La première se situe sur le plan des principes. À mon tour, je rappelle que, aux termes de l’article 24 de la Constitution, le Sénat « assure la représentation des collectivités territoriales de la République ».
M. Jacques Mézard. Excellent rappel !
M. Charles Revet. En effet !
M. Manuel Valls, ministre. Il n’est donc pas nécessaire que les membres du collège sénatorial soient élus au suffrage universel direct, en tout cas dans le cadre de ce débat.
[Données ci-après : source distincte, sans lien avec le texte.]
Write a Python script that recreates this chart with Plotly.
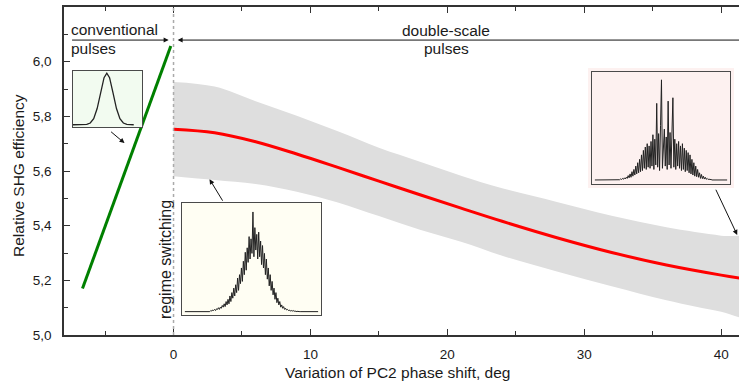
import plotly.graph_objects as go

# ---------------- main data ----------------
deg = [0, 3, 6, 9, 12, 15, 18, 21, 24, 28, 32, 36, 40, 42]
eff_mean = [5.753, 5.740, 5.707, 5.662, 5.613, 5.563, 5.513, 5.464, 5.416, 5.356, 5.302, 5.256, 5.219, 5.203]
eff_upper = [5.926, 5.909, 5.855, 5.802, 5.745, 5.685, 5.634, 5.583, 5.537, 5.487, 5.436, 5.394, 5.363, 5.350]
eff_lower = [5.581, 5.567, 5.552, 5.524, 5.485, 5.435, 5.385, 5.341, 5.290, 5.232, 5.178, 5.127, 5.085, 5.068]

conv_deg = [-6.65, -0.2]
conv_eff = [5.170, 6.057]

switch_deg = 0

x_ticks = [0, 10, 20, 30, 40]
y_ticks = [5.0, 5.2, 5.4, 5.6, 5.8, 6.0]

# ---------------- inset data (normalised pulse shapes) ----------------
gauss_t = [0.0, 0.1, 0.2, 0.25, 0.3, 0.35, 0.4, 0.45, 0.49, 0.53, 0.58, 0.63, 0.68, 0.73, 0.78, 0.88]
gauss_i = [0.04, 0.04, 0.046, 0.071, 0.15, 0.33, 0.61, 0.88, 0.96, 0.88, 0.61, 0.33, 0.15, 0.071, 0.046, 0.04]

switch_i = ([0.03] * 25 + [
    0.035, 0.03, 0.04, 0.035, 0.045, 0.04, 0.05, 0.04, 0.055, 0.05,
    0.065, 0.05, 0.07, 0.06, 0.085, 0.07, 0.10, 0.075, 0.12, 0.09,
    0.14, 0.10, 0.17, 0.12, 0.20, 0.15, 0.24, 0.17, 0.27, 0.20,
    0.33, 0.22, 0.36, 0.28, 0.42, 0.30, 0.48, 0.36, 0.56, 0.40,
    0.60, 0.47, 0.70, 0.50, 0.68, 0.55, 0.92, 0.52, 0.78, 0.58,
    0.72, 0.50, 0.74, 0.52, 0.66, 0.45, 0.62, 0.42, 0.55, 0.36,
    0.50, 0.32, 0.42, 0.26, 0.36, 0.22, 0.30, 0.18, 0.24, 0.14,
    0.20, 0.11, 0.15, 0.09, 0.12, 0.07, 0.09, 0.06, 0.075, 0.05,
    0.06, 0.045, 0.05, 0.04, 0.045, 0.035, 0.04, 0.035, 0.04, 0.033,
    0.036, 0.03, 0.033, 0.03] + [0.03] * 21)

double_i = ([0.036] * 23 + [
    0.04, 0.036, 0.042, 0.038, 0.045, 0.04, 0.05, 0.042, 0.055, 0.045,
    0.06, 0.05, 0.075, 0.055, 0.09, 0.06, 0.11, 0.07, 0.13, 0.08,
    0.16, 0.09, 0.19, 0.10, 0.22, 0.11, 0.26, 0.12, 0.30, 0.14,
    0.33, 0.13, 0.36, 0.15, 0.34, 0.14, 0.38, 0.16, 0.44, 0.13,
    0.40, 0.17, 0.72, 0.15, 0.45, 0.12, 0.52, 0.93, 0.14, 0.40,
    0.49, 0.16, 0.42, 0.13, 0.74, 0.17, 0.46, 0.14, 0.50, 0.77,
    0.15, 0.40, 0.13, 0.36, 0.16, 0.38, 0.14, 0.34, 0.12, 0.36,
    0.13, 0.32, 0.11, 0.30, 0.12, 0.28, 0.10, 0.26, 0.09, 0.22,
    0.08, 0.19, 0.07, 0.16, 0.065, 0.13, 0.06, 0.10, 0.05, 0.085,
    0.048, 0.07, 0.044, 0.06, 0.042, 0.05, 0.04, 0.045, 0.038, 0.042] + [0.036] * 17)

switch_idx = list(range(len(switch_i)))
double_idx = list(range(len(double_i)))

# ---------------- figure ----------------
W, H = 739, 386
ML, MR, MT, MB = 64, 0, 7, 51
PW, PH = W - ML - MR, H - MT - MB


def px(xp):
    return (xp - ML) / PW


def py(yp):
    return (H - MB - yp) / PH


fig = go.Figure()

# band
fig.add_trace(go.Scatter(x=deg + deg[::-1], y=eff_upper + eff_lower[::-1], fill="toself",
                         fillcolor="#dedede", line=dict(width=0, shape="spline"),
                         mode="lines", hoverinfo="skip", showlegend=False))
fig.add_trace(go.Scatter(x=deg, y=eff_mean, mode="lines",
                         line=dict(color="#ff0000", width=3, shape="spline"), showlegend=False))
fig.add_trace(go.Scatter(x=conv_deg, y=conv_eff, mode="lines",
                         line=dict(color="#008000", width=3), showlegend=False))

frame = "#4a4a4a"
insets = [
    # (axis suffix, x-pixels, y-pixels, bg color, x, y, xrange)
    ("2", (73, 142), (71, 127), "#f2fbf0", gauss_t, gauss_i, [0, 1]),
    ("3", (182, 321), (203, 315), "#fffef3", switch_idx, switch_i, [-3, len(switch_i) + 2]),
    ("4", (592, 730), (72, 184), "#fdf1f0", double_idx, double_i, [-3, len(double_i) + 2]),
]
for n, (sfx, xs, ys, bg, xv, yv, xr) in enumerate(insets):
    xa, ya = "x" + sfx, "y" + sfx
    fig.add_trace(go.Scatter(x=[xr[0], xr[1], xr[1], xr[0], xr[0]], y=[0, 0, 1, 1, 0],
                             fill="toself", fillcolor=bg, line=dict(width=0), mode="lines",
                             xaxis=xa, yaxis=ya, hoverinfo="skip", showlegend=False))
    fig.add_trace(go.Scatter(x=xv, y=yv, mode="lines",
                             line=dict(color="#222222", width=1.0 if n else 1.3),
                             xaxis=xa, yaxis=ya, showlegend=False))
    common = dict(showline=True, mirror=True, linecolor=frame, linewidth=1.2,
                  showgrid=False, zeroline=False, showticklabels=False, ticks="")
    fig.layout["xaxis" + sfx] = dict(domain=[px(xs[0]), px(xs[1])], range=xr, anchor=ya, **common)
    fig.layout["yaxis" + sfx] = dict(domain=[py(ys[1]), py(ys[0])], range=[0, 1], anchor=xa, **common)

# pink margin around the right inset
fig.add_shape(type="rect", xref="paper", yref="paper", layer="below",
              x0=px(588), x1=px(734), y0=py(188), y1=py(68),
              fillcolor="#fdf1f0", line=dict(width=0))

# regime switching dotted line
fig.add_shape(type="line", xref="x", yref="paper", x0=switch_deg, x1=switch_deg, y0=0, y1=1,
              line=dict(color="#aaaaaa", width=1.5, dash="dot"), layer="above")

font = "Liberation Sans, Arial, sans-serif"
tc = "#1a1a1a"

fig.update_layout(
    width=W, height=H, margin=dict(l=ML, r=MR, t=MT, b=MB),
    paper_bgcolor="white", plot_bgcolor="white",
    separators=",.",
    font=dict(family=font, size=13.5, color=tc),
    xaxis=dict(range=[-8, 41.3], domain=[0, 1], anchor="y",
               tickvals=x_ticks, ticks="inside", ticklen=6, tickwidth=1.2, tickcolor="#333",
               minor=dict(dtick=5, tick0=0, ticks="inside", ticklen=4, tickcolor="#333", tickwidth=1.2),
               showline=True, linecolor="#333", linewidth=1.5, mirror="ticks",
               showgrid=False, zeroline=False, ticklabelstandoff=6),
    yaxis=dict(range=[5.0, 6.2], domain=[0, 1], anchor="x",
               tickvals=y_ticks, tickformat=".1f", ticks="inside", ticklen=6, tickwidth=1.2, tickcolor="#333",
               minor=dict(dtick=0.1, tick0=5.0, ticks="inside", ticklen=4, tickcolor="#333", tickwidth=1.2),
               showline=True, linecolor="#333", linewidth=1.5, mirror=False,
               showgrid=False, zeroline=False, ticklabelstandoff=8),
)

arrow = dict(showarrow=True, arrowhead=2, arrowsize=1, arrowwidth=1, arrowcolor="#111",
             text="", xref="x", yref="y", axref="x", ayref="y")
# long arrows
fig.add_annotation(x=-0.36, y=6.079, ax=-7.52, ay=6.079, **arrow)
fig.add_annotation(x=0.3, y=6.079, ax=41.6, ay=6.079, **arrow)
# inset pointers
fig.add_annotation(x=-3.58, y=5.702, ax=-4.67, ay=5.748, **arrow)
fig.add_annotation(x=2.63, y=5.570, ax=3.65, ay=5.486, **arrow)
fig.add_annotation(x=41.17, y=5.366, ax=39.56, ay=5.537, **arrow)

tf = dict(family=font, size=15.5, color=tc)
fig.add_annotation(text="conventional", x=px(69), y=py(30), xref="paper", yref="paper",
                   xanchor="left", yanchor="middle", showarrow=False, font=tf)
fig.add_annotation(text="pulses", x=px(69), y=py(48), xref="paper", yref="paper",
                   xanchor="left", yanchor="middle", showarrow=False, font=tf)
fig.add_annotation(text="double-scale", x=px(446), y=py(31), xref="paper", yref="paper",
                   xanchor="center", yanchor="middle", showarrow=False, font=tf)
fig.add_annotation(text="pulses", x=px(447), y=py(48), xref="paper", yref="paper",
                   xanchor="center", yanchor="middle", showarrow=False, font=tf)
fig.add_annotation(text="regime switching", x=px(165), y=py(260), xref="paper", yref="paper",
                   xanchor="center", yanchor="middle", textangle=-90, showarrow=False,
                   font=dict(family=font, size=16, color=tc))
# axis titles
fig.add_annotation(text="Variation of PC2 phase shift, deg", x=px(397), y=py(372),
                   xref="paper", yref="paper", xanchor="center", yanchor="middle",
                   showarrow=False, font=tf)
fig.add_annotation(text="Relative SHG efficiency", x=px(18), y=py(176), xref="paper", yref="paper",
                   xanchor="center", yanchor="middle", textangle=-90, showarrow=False, font=tf)

fig.write_html("out.html", config={"displayModeBar": False},
               post_script="document.body.style.margin='0';document.body.style.padding='0';"
                           "document.body.style.overflow='hidden';")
Sans doute, on peut débattre de tout, mais attention : emprunter la voie proposée par M. Gorce conduirait à changer la nature de la Constitution ! Je suis heureux de recevoir, sur cette question, le soutien de M. Mézard…
M. Jean-Michel Baylet. Pas seulement le sien !
M. Manuel Valls, ministre. Par ailleurs, le Sénat étant renouvelé en deux séries distinctes, désigner les délégués au moment des élections municipales ne garantirait pas un collège sénatorial toujours constitué peu de temps avant le scrutin.
Enfin, comme l’amendement n° 30 que M. Gorce a déposé, l’amendement n° 26 prévoit que la liste des candidats à la fonction de délégué sénatorial figure, de manière distincte, sur le même bulletin que la liste des candidats au conseil municipal. Cette modalité pratique soulève des difficultés, dans la mesure où la loi du 17 mai 2013 relative à l’élection des conseillers départementaux, des conseillers municipaux et des conseillers communautaires, et modifiant le calendrier électoral prévoit déjà la présentation d’une double liste sur les bulletins de vote lors des élections municipales : l’une pour les candidats au conseil municipal, l’autre pour les candidats au conseil communautaire.
Dans ces conditions, monsieur Gorce, votre amendement aurait pour conséquence de faire figurer sur les bulletins de vote une troisième liste ; vous conviendrez que ces bulletins deviendraient peu lisibles pour les électeurs. C’est pourquoi le Gouvernement invite le Sénat à rejeter votre amendement.
En ce qui concerne l’amendement n° 13 rectifié ter, le Gouvernement appuie les objections présentées par M. le rapporteur et émet un avis défavorable.
Enfin, madame la rapporteur, vous avez expliqué en présentant l’amendement n° 20 rectifié bis qu’il s’agissait d’apporter une traduction législative à la recommandation n° 7 du rapport de la délégation sénatoriale aux droits des femmes et à l’égalité des chances entre les hommes et les femmes, qui consiste à compléter l’article L. 289 du code électoral. Puisque, dès 2014, des listes paritaires devront être présentées dans les communes de 1 000 habitants et plus pour l’élection des conseillers municipaux et des conseillers communautaires, il semble souhaitable de prévoir la même obligation pour l’élection des délégués et des suppléants au collège sénatorial.
Le Gouvernement est donc favorable à votre amendement dans son principe, sous réserve qu’un sous-amendement soit adopté. En effet, les délégués et les suppléants étant élus sur une même liste, je propose la formulation suivante : « Chaque liste de candidats aux fonctions de délégués et de suppléants est composée alternativement d’un candidat de chaque sexe ». Il me semble que cette rédaction serait plus claire. (Mme Laurence Cohen acquiesce.)